Information for Development Trust (IDT) has released a study exploring the achievements, challenges and opportunities relating to nascent investigative journalism hubs in southern Africa.
The study was conducted by the IDT director, Tawanda Majoni, and purposively focused on four developing hubs in the region, namely Makanday Centre for Investigative Journalism (Zambia), Centre for Investigative Journalism Malawi (CIJM), INK Centre for Investigative Journalism (Botswana) and Centro de Journalismo Investigativo Mozambique.
Numerous non-profit investigative journalism hubs that are relatively small in size and may, therefore, be considered developing, ,have operationalised in southern Africa from around 2015, to hold power to account.

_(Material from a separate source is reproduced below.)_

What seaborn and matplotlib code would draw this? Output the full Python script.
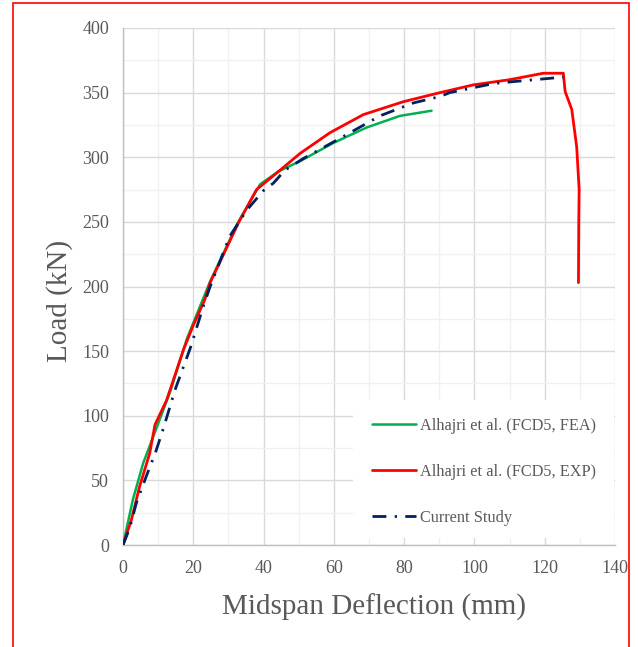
import numpy as np
import pandas as pd
import matplotlib
matplotlib.use("Agg")
import matplotlib.pyplot as plt
from matplotlib.patches import Rectangle
from matplotlib.ticker import MultipleLocator
import seaborn as sns

# ---- data ----
fea_defl = [0, 2.8, 5.7, 9.6, 13.6, 18.1, 24.8, 32.8, 39.0, 44.2, 50.4, 59.8, 69.3, 78.8, 87.8]
fea_load = [0, 35, 63, 91, 120, 159, 204, 250, 279, 289, 297, 311, 323, 332, 336]

exp_defl = [0, 2.4, 4.7, 7.6, 9.1, 12.4, 17.2, 20.0, 23.3, 24.8, 32.8, 38.0, 44.7, 50.4,
            58.9, 68.4, 79.8, 90.2, 99.7, 110.0, 119.6, 125.3, 125.8, 127.7, 129.1,
            129.8, 129.7, 129.6]
exp_load = [0, 19.6, 45, 71, 93, 112, 151, 170, 190, 203, 249, 275, 290, 303,
            319, 333, 343, 350, 356, 360, 365, 365, 351, 337, 308,
            275, 252, 203]

cs_defl = [0, 1.9, 3.8, 6.6, 9.3, 11.7, 14.8, 19.1, 22.9, 24.8, 30.4, 35.2, 39.9, 42.8,
           46.1, 51.3, 62.0, 73.1, 82.6, 90.2, 93.0, 105.4, 113.0, 125.3]
cs_load = [0, 13, 32.5, 53, 72, 92, 120, 152, 185, 200, 239, 259, 274, 280,
           290, 299, 315, 332, 342, 347, 350, 357, 359, 362]

labels = ["Alhajri et al. (FCD5, FEA)", "Alhajri et al. (FCD5, EXP)", "Current Study"]
x_ticks = [0, 20, 40, 60, 80, 100, 120, 140]
y_ticks = [0, 50, 100, 150, 200, 250, 300, 350, 400]

sns.set_theme(style="white")
plt.rcParams["font.family"] = ["Liberation Serif", "DejaVu Serif"]

fig = plt.figure(figsize=(6.38, 6.47), dpi=100)
ax = fig.add_axes([123 / 638, 1 - 545 / 647, 492 / 638, 517 / 647])

df_fea = pd.DataFrame({"d": fea_defl, "L": fea_load})
df_exp = pd.DataFrame({"d": exp_defl, "L": exp_load})
df_cs = pd.DataFrame({"d": cs_defl, "L": cs_load})

sns.lineplot(data=df_fea, x="d", y="L", sort=False, estimator=None, ax=ax,
             color="#00B050", lw=1.8, label=labels[0], zorder=3)
sns.lineplot(data=df_exp, x="d", y="L", sort=False, estimator=None, ax=ax,
             color="#FF0000", lw=2.0, label=labels[1], zorder=4)
sns.lineplot(data=df_cs, x="d", y="L", sort=False, estimator=None, ax=ax,
             color="#002060", lw=2.0, label=labels[2], zorder=5,
             linestyle=(0, (5, 3, 0.8, 3)))

ax.set_xlim(0, 140)
ax.set_ylim(0, 400)
ax.set_xticks(x_ticks)
ax.set_yticks(y_ticks)
ax.xaxis.set_minor_locator(MultipleLocator(10))
ax.yaxis.set_minor_locator(MultipleLocator(25))
ax.grid(which="major", color="#D9D9D9", lw=1.0, zorder=0)
ax.grid(which="minor", color="#F0F0F0", lw=1.0, zorder=0)
ax.set_axisbelow(True)

for s in ["top", "right"]:
    ax.spines[s].set_visible(False)
for s in ["left", "bottom"]:
    ax.spines[s].set_color("#BFBFBF")
    ax.spines[s].set_linewidth(1.0)

ax.tick_params(axis="both", which="both", length=0, labelsize=13,
               labelcolor="#595959")
ax.tick_params(axis="y", pad=10)
ax.tick_params(axis="x", pad=11)

ax.set_xlabel("Midspan Deflection (mm)", fontsize=21, color="#595959")
ax.set_ylabel("Load (kN)", fontsize=21, color="#595959")
ax.xaxis.set_label_coords((374.5 - 123) / 492, -0.095)
ax.yaxis.set_label_coords((73 - 123) / 492, (545 - 301) / 517)

# white legend background (covers the grid in that region)
ax.add_patch(Rectangle(((353 - 123) / 492, (545 - 538) / 517),
                       (614 - 353) / 492, (538 - 400) / 517,
                       transform=ax.transAxes, facecolor="white",
                       edgecolor="none", zorder=1))

leg = ax.legend(loc="upper left", bbox_to_anchor=((372 - 123) / 492, (545 - 418) / 517),
                fontsize=11.7, frameon=False, borderpad=0, labelspacing=1.85,
                handlelength=2.7, handletextpad=0.25, borderaxespad=0)
for t in leg.get_texts():
    t.set_color("#595959")

# white area outside the red frame, then the red frame
fig.patches.append(Rectangle((629 / 638, 0), 1, 1, transform=fig.transFigure,
                             facecolor="white", edgecolor="none", zorder=10))
fig.patches.append(Rectangle((12.5 / 638, -0.05), (628.5 - 12.5) / 638,
                             1.05 - 2.5 / 647, transform=fig.transFigure,
                             facecolor="none", edgecolor="#FF0000", lw=1.2,
                             zorder=11))

fig.savefig("out.png", dpi=100)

These hubs, which are exclusively dependent on donor support and are yet to develop their own independent revenue generation strategies, have tended to peg their programming mostly on investigative content production and capacity building, with negligent attention on advocacy and research.
They have managed to produce content that has identifiably brought about change in terms of such considerations as policymaking, prosecutions and other corrective interventions.
The hubs have played their role to varying extents in making investigative journalism more visible and promoting access to information relating to public-private accountability, transparency and integrity.
But they have been saddled with typical constraints that include over-dependence on donor funding, which seems to be receding, and their failure to establish alternative revenue streams.
However, all the hubs that participated in the study are clear on the opportunities that lie ahead as they work to galvanise their programming. and make it more sustainable.
Such opportunities include enhancing monitoring and evaluation capacity, increased advocacy, more robust adoption of multi-media methods of story-telling and content production and greater commitment to the framing and implementation of alternative resource mobilisation models.